Small businesses have a variety of options for raising capital for the purpose of funding growth operations or start-up costs. Generally referred to as equity financing, this type of funding is made available through an individual or a group of investors who are willing to invest in the business for something in return. Venture capital is an option for some small start-up companies with limited means to funding, and it differs from other types of equity financing in a number of ways.

Venture capitalists focus their investing on businesses that are in their infancies and have high growth potential. Companies that fall into this category are commonly in the technology sector and may be unable to obtain affordable financing through other conventional entities, such as banks or the Small Business Administration. A venture capital deal also involves investing through equity capital as opposed to debt, creating a situation in which the business being funded is required to give up a degree of capital to get financing.
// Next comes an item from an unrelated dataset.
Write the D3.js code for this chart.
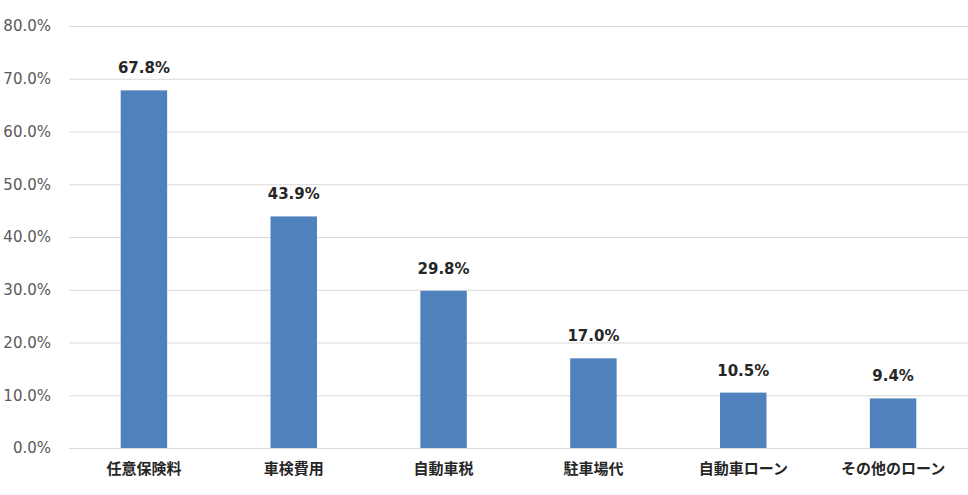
<!DOCTYPE html>
<html lang="ja">
<head>
  <meta charset="UTF-8">
  <script src="https://d3js.org/d3.v7.min.js"></script>
  <style>
    * { margin: 0; padding: 0; }
    body { background: #fff; font-family: "Noto Sans CJK JP", "DejaVu Sans", sans-serif; }
  </style>
</head>
<body>
  <div id="chart"></div>
  <script>
    const categories = ["任意保険料", "車検費用", "自動車税", "駐車場代", "自動車ローン", "その他のローン"];
    const values = [67.8, 43.9, 29.8, 17.0, 10.5, 9.4];
    const yTicks = [0, 10, 20, 30, 40, 50, 60, 70, 80];

    const W = 968, H = 495;
    const margin = {top: 26, right: 0, bottom: 47, left: 69};
    const width = W - margin.left - margin.right,
          height = H - margin.top - margin.bottom;

    const svg = d3.select("#chart").append("svg")
      .attr("width", W).attr("height", H)
      .append("g")
      .attr("transform", `translate(${margin.left},${margin.top})`);

    const x = d3.scaleBand().domain(categories).range([0, width]).paddingInner(0.69).paddingOuter(0.345);
    const y = d3.scaleLinear().domain([0, 80]).range([height, 0]);

    svg.append("g")
      .call(d3.axisLeft(y).tickValues(yTicks).tickSize(-width).tickFormat(d => d.toFixed(1) + "%"))
      .call(g => g.select(".domain").remove())
      .call(g => g.selectAll("line").attr("stroke", "#d9d9d9"))
      .call(g => g.selectAll("text").attr("x", -18).attr("fill", "#595959")
        .style("font-family", "'DejaVu Sans', sans-serif").style("font-size", "15px"));

    svg.selectAll(".bar").data(values).enter().append("rect")
      .attr("class", "bar")
      .attr("x", (d, i) => x(categories[i]))
      .attr("y", d => y(d))
      .attr("width", x.bandwidth())
      .attr("height", d => height - y(d))
      .attr("fill", "#4f81bd");

    svg.selectAll(".label").data(values).enter().append("text")
      .attr("x", (d, i) => x(categories[i]) + x.bandwidth() / 2)
      .attr("y", d => y(d) - 17)
      .attr("text-anchor", "middle")
      .attr("fill", "#262626")
      .style("font-family", "'DejaVu Sans', sans-serif")
      .style("font-size", "15px").style("font-weight", "bold")
      .text(d => d.toFixed(1) + "%");

    svg.append("g")
      .attr("transform", `translate(0,${height})`)
      .call(d3.axisBottom(x).tickSize(0).tickPadding(15))
      .call(g => g.select(".domain").remove())
      .call(g => g.selectAll("text").attr("fill", "#262626")
        .style("font-family", "'Noto Sans CJK JP', sans-serif")
        .style("font-size", "15px").style("font-weight", "bold"));
  </script>
</body>
</html>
Instead of defining repayment terms and interest rates as would take place with a bank, young businesses working with venture capitalists are instead discussing future growth and return on investment (ROI) by way of appreciating equity shares.

Because start-up technology companies bear much higher risk than other small businesses, venture capitalists require much more ownership or equity in the business than other financing options. Additionally, a venture capital deal may require a professional from the venture capital firm to be integrated into management of the business being funded to ensure the investment is protected and progress toward growth is monitored in-house. Because of these unique aspects of young start-up companies, venture capital deals take much longer to create and implement. The funding firm needs to ensure the growth potential high enough to make the investment worthwhile.

Equity financing through venture capital may be a viable option for companies that operate in high-yield markets, but businesses must be aware of the restrictions venture capitalists may place on its operations in exchange for initial funding.